The last thing we want to show is that the order of $U$ in the group $\mathrm{GL}_m(\mathbf{F}_2)$ is equal to the order of $\alpha$ in the group $K^\times$. (We remark that this is independent of our choice of $\alpha$ as a root of $h(x)$: since $h(x)$ is irreducible, all its roots are images of each other under conjugation automorphisms, and thus have the same order.)

Recall that $U$ diagonalises (in $K$) to

\[ \begin{pmatrix}

\alpha & 0 & 0 & \cdots & 0 \\

0 & \alpha^2 & 0 & \cdots & 0 \\

0 & 0 & \alpha^4 & \cdots & 0 \\

\vdots & \vdots & \vdots & \ddots & \vdots \\

0 & 0 & 0 & \cdots & \alpha^{2^{m-1}}

\end{pmatrix}, \]

and so $U^k$ diagonalises to

\[ \begin{pmatrix}

\alpha^k & 0 & 0 & \cdots & 0 \\

0 & \alpha^{2k} & 0 & \cdots & 0 \\

0 & 0 & \alpha^{4k} & \cdots & 0 \\

\vdots & \vdots & \vdots & \ddots & \vdots \\

0 & 0 & 0 & \cdots & \alpha^{2^{m-1}k}

\end{pmatrix}, \]

and it is clear that if $k$ is the order of $\alpha$ in $K^\times$ (or in general if $\alpha^k = 1$), then $U^k$ diagonalises to the unit matrix, meaning we have $U^k = I$. Conversely, if $U^k$ is the unit matrix, then all its eigenvalues are $1$ and in particular we have $\alpha^k = 1$. Thus $U^k = I$ if and only if $\alpha^k = 1$, meaning the order $U$ in $\mathrm{GL}_m(\mathbf{F}_2)$ is equal to the order of $\alpha$ in $K^\times$. Since the multiplicative group of a finite field is cyclic, it is always possible to find an element $\alpha$ of order $2^m-1$ (actually, there are $\varphi(2^m-1)$ of them), and letting $h(x)$ be its minimal polynomial we obtain what we want: a sequence of maximal period.
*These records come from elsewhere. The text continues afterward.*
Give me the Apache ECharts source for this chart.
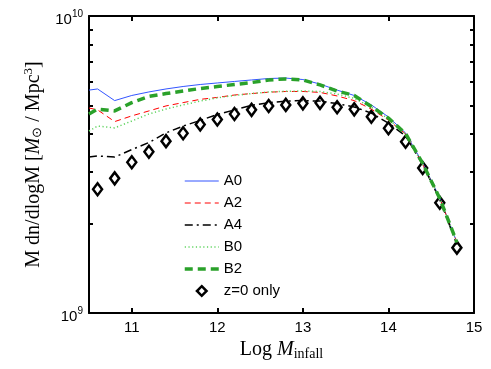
<!DOCTYPE html>
<html>
<head>
<meta charset="utf-8">
<script src="https://cdn.jsdelivr.net/npm/echarts@6/dist/echarts.min.js"></script>
<style>
html,body{margin:0;padding:0;background:#fff;}
#chart{width:491px;height:369px;}
</style>
</head>
<body>
<div id="chart"></div>
<script>
// log10(M_infall) sample points for model curves
const lineX = [10.5, 10.6, 10.8, 11.0, 11.2, 11.4, 11.6, 11.8, 12.0, 12.2, 12.4, 12.6, 12.8, 13.0, 13.2, 13.4, 13.6, 13.8, 14.0, 14.2, 14.4, 14.6, 14.8];
// sample points for the z=0 only markers
const z0X = [10.6, 10.8, 11.0, 11.2, 11.4, 11.6, 11.8, 12.0, 12.2, 12.4, 12.6, 12.8, 13.0, 13.2, 13.4, 13.6, 13.8, 14.0, 14.2, 14.4, 14.6, 14.8];

const A0 = [5.63e9, 5.68e9, 5.19e9, 5.40e9, 5.55e9, 5.68e9, 5.79e9, 5.88e9, 5.95e9, 6.02e9, 6.09e9, 6.16e9, 6.18e9, 6.11e9, 5.90e9, 5.63e9, 5.40e9, 5.02e9, 4.57e9, 4.04e9, 3.20e9, 2.44e9, 1.73e9];
const A2 = [4.90e9, 4.83e9, 4.41e9, 4.61e9, 4.79e9, 4.98e9, 5.11e9, 5.24e9, 5.32e9, 5.42e9, 5.48e9, 5.54e9, 5.57e9, 5.57e9, 5.53e9, 5.38e9, 5.19e9, 4.86e9, 4.46e9, 4.01e9, 3.17e9, 2.43e9, 1.73e9];
const A4 = [3.35e9, 3.38e9, 3.35e9, 3.55e9, 3.75e9, 4.04e9, 4.26e9, 4.45e9, 4.66e9, 4.83e9, 5.00e9, 5.11e9, 5.17e9, 5.19e9, 5.17e9, 5.07e9, 4.94e9, 4.71e9, 4.36e9, 3.95e9, 3.16e9, 2.41e9, 1.70e9];
const B0 = [4.10e9, 4.26e9, 4.20e9, 4.43e9, 4.68e9, 4.86e9, 5.02e9, 5.17e9, 5.30e9, 5.40e9, 5.48e9, 5.55e9, 5.58e9, 5.59e9, 5.57e9, 5.46e9, 5.28e9, 4.94e9, 4.50e9, 4.01e9, 3.17e9, 2.43e9, 1.73e9];
const B2 = [4.68e9, 4.86e9, 4.79e9, 5.11e9, 5.36e9, 5.48e9, 5.59e9, 5.70e9, 5.79e9, 5.88e9, 5.97e9, 6.09e9, 6.14e9, 6.09e9, 5.86e9, 5.59e9, 5.40e9, 4.96e9, 4.53e9, 4.02e9, 3.19e9, 2.43e9, 1.73e9];
const Z0 = [2.61e9, 2.84e9, 3.22e9, 3.49e9, 3.79e9, 4.03e9, 4.31e9, 4.48e9, 4.68e9, 4.83e9, 4.98e9, 5.02e9, 5.08e9, 5.10e9, 4.93e9, 4.85e9, 4.58e9, 4.19e9, 3.77e9, 3.08e9, 2.35e9, 1.66e9];

const xTicks = [11, 12, 13, 14, 15];
const yMinorTicks = [1e9, 2e9, 3e9, 4e9, 5e9, 6e9, 7e9, 8e9, 9e9, 1e10];

const pair = (xs, ys) => xs.map((x, i) => [x, ys[i]]);
const sans = 'Liberation Sans';
const serif = 'Liberation Serif';
const axisLineStyle = { color: '#000', width: 2 };

const chart = echarts.init(document.getElementById('chart'), null, { renderer: 'canvas' });

const xBase = {
  type: 'value', min: 10.5, max: 15,
  axisLine: { show: true, lineStyle: axisLineStyle },
  axisTick: { show: true, inside: true, length: 5, lineStyle: { color: '#000', width: 2 }, customValues: xTicks },
  splitLine: { show: false }
};
const logTickVals = yMinorTicks.map(v => Math.log10(v));
const hideSym = { opacity: 0 };

const option = {
  animation: false,
  backgroundColor: '#fff',
  grid: { left: 89, right: 17, top: 16, bottom: 56, containLabel: false },
  legend: {
    orient: 'vertical', left: 178, top: 168,
    itemWidth: 34, itemHeight: 12, itemGap: 6,
    textStyle: { fontFamily: sans, fontSize: 15, color: '#000', lineHeight: 16 },
    data: [
      { name: 'A0', lineStyle: { width: 1 }, itemStyle: hideSym },
      { name: 'A2', lineStyle: { width: 1 }, itemStyle: hideSym },
      { name: 'A4', lineStyle: { width: 1.5 }, itemStyle: hideSym },
      { name: 'B0', lineStyle: { width: 1.5 }, itemStyle: hideSym },
      { name: 'B2', lineStyle: { width: 3.5 }, itemStyle: hideSym },
      { name: 'z=0 only', lineStyle: { width: 0, opacity: 0 }, itemStyle: { color: '#fff', borderColor: '#000', borderWidth: 2.5 } }
    ]
  },
  xAxis: [
    Object.assign({}, xBase, {
      position: 'bottom',
      axisLabel: { show: true, customValues: xTicks, fontFamily: sans, fontSize: 15, color: '#000', margin: 7 },
      name: '{t|Log }{i|M}{s|infall}',
      nameLocation: 'middle', nameGap: 17,
      nameTextStyle: {
        rich: {
          t: { fontFamily: serif, fontSize: 20, color: '#000' },
          i: { fontFamily: serif, fontSize: 20, fontStyle: 'italic', color: '#000' },
          s: { fontFamily: serif, fontSize: 14, color: '#000', padding: [9, 0, 0, 0] }
        }
      }
    }),
    Object.assign({}, xBase, { position: 'top', axisLabel: { show: false } })
  ],
  yAxis: [
    {
      type: 'log', logBase: 10, min: 1e9, max: 1e10, position: 'left',
      axisLine: { show: true, lineStyle: axisLineStyle },
      axisTick: { show: false },
      splitLine: { show: false },
      axisLabel: {
        show: true, margin: 6, padding: [7, 0, 0, 0],
        formatter: v => '{b|10}{s|' + Math.round(Math.log10(v)) + '}',
        rich: {
          b: { fontFamily: sans, fontSize: 15, color: '#000' },
          s: { fontFamily: sans, fontSize: 10, color: '#000', padding: [0, 0, 10, 0] }
        }
      },
      name: '{t|M dn/dlogM [}{i|M}{s|⊙}{t| / Mpc}{p|3}{t|]}',
      nameLocation: 'middle', nameGap: 32,
      nameTextStyle: {
        rich: {
          t: { fontFamily: serif, fontSize: 20, color: '#000' },
          i: { fontFamily: serif, fontSize: 20, fontStyle: 'italic', color: '#000' },
          s: { fontFamily: serif, fontSize: 13, color: '#000', padding: [9, 0, 0, 0] },
          p: { fontFamily: serif, fontSize: 13, color: '#000', padding: [0, 0, 10, 0] }
        }
      }
    },
    {
      type: 'log', logBase: 10, min: 1e9, max: 1e10, position: 'right',
      axisLine: { show: true, lineStyle: axisLineStyle },
      axisTick: { show: false }, axisLabel: { show: false }, splitLine: { show: false }
    },
    {
      type: 'value', min: 9, max: 10, position: 'left',
      axisLine: { show: false },
      axisTick: { show: true, inside: true, length: 4, lineStyle: { color: '#000', width: 2 }, customValues: logTickVals },
      axisLabel: { show: false }, splitLine: { show: false }
    },
    {
      type: 'value', min: 9, max: 10, position: 'right',
      axisLine: { show: false },
      axisTick: { show: true, inside: true, length: 4, lineStyle: { color: '#000', width: 2 }, customValues: logTickVals },
      axisLabel: { show: false }, splitLine: { show: false }
    }
  ],
  series: [
    { name: 'z=0 only', type: 'line', data: pair(z0X, Z0), symbol: 'diamond', symbolSize: [9, 12],
      showSymbol: true, showAllSymbol: true,
      lineStyle: { width: 0, opacity: 0 },
      itemStyle: { color: '#fff', borderColor: '#000', borderWidth: 2.5, opacity: 1 }, z: 3 },
    { name: 'A0', type: 'line', data: pair(lineX, A0), symbol: 'none', showSymbol: false,
      lineStyle: { color: '#3355ff', width: 1, type: 'solid' }, itemStyle: { color: '#3355ff' }, z: 4 },
    { name: 'A2', type: 'line', data: pair(lineX, A2), symbol: 'none', showSymbol: false,
      lineStyle: { color: '#ff0000', width: 1, type: [6, 4] }, itemStyle: { color: '#ff0000' }, z: 4 },
    { name: 'A4', type: 'line', data: pair(lineX, A4), symbol: 'none', showSymbol: false,
      lineStyle: { color: '#000', width: 1.5, type: [8, 4, 2, 4] }, itemStyle: { color: '#000' }, z: 4 },
    { name: 'B0', type: 'line', data: pair(lineX, B0), symbol: 'none', showSymbol: false,
      lineStyle: { color: '#5fd35f', width: 1.5, type: [1.2, 2.5] }, itemStyle: { color: '#5fd35f' }, z: 4 },
    { name: 'B2', type: 'line', data: pair(lineX, B2), symbol: 'none', showSymbol: false,
      lineStyle: { color: '#2aa12a', width: 3.5, type: [8, 5] }, itemStyle: { color: '#2aa12a' }, z: 5 }
  ]
};
chart.setOption(option);
</script>
</body>
</html>
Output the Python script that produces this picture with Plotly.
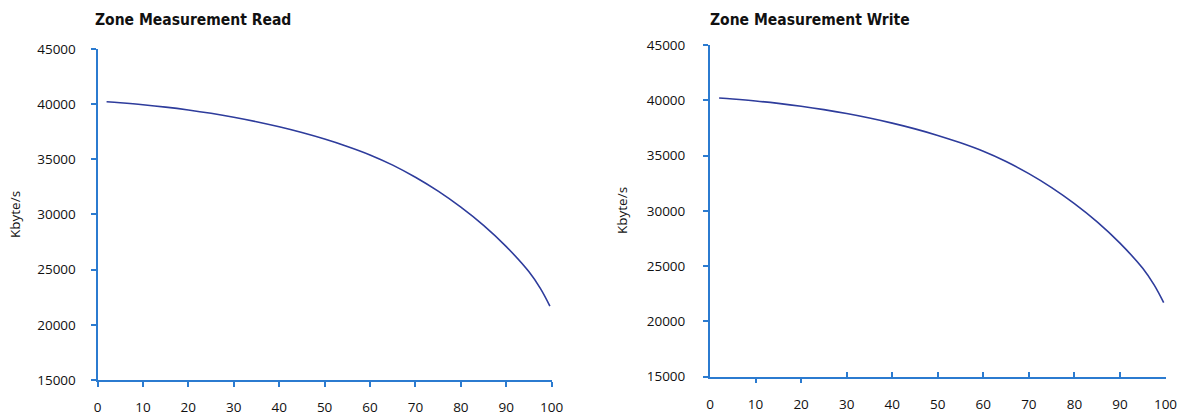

Such a polynomial, whose roots are generators of the multiplicative group of the field extension it induces, is called a *primitive polynomial* in finite field theory. (This is different from primitive polynomials in ring theory.) Thus, if the feedback poynomial is irreducible and primitive, the sequence will be of maximal length.

## But…

This is not the end of the story, however. First, we have the natural question of whether the converse of the previous statement holds. The answer is yes, although we need to develop some more theory and use different mathematical machinery (namely, representations of our sequence as a formal power series) in order to prove it.

Next we have the question of cryptographic strength: our sequence has maximal period all right, but how random does it really look? From a statistical point of view, it is excellent. For example, one can prove that our sequence contains an equal number of zeroes and ones, and in general that all $k$-uples, for some $k \le m$, have the same number of occurences. From a non-predictability point of view, however, it is horrendous. If an attacker knows as little as $2m$ consecutive bits of the sequence, then he can recover the coefficients $h_i$ of the recurrence relation, and thus reconstruct the whole sequence, just by solving a system of linear equations.

So, a challenge is to find ways to make the sequence less predictable, without hurting its good statistical properties…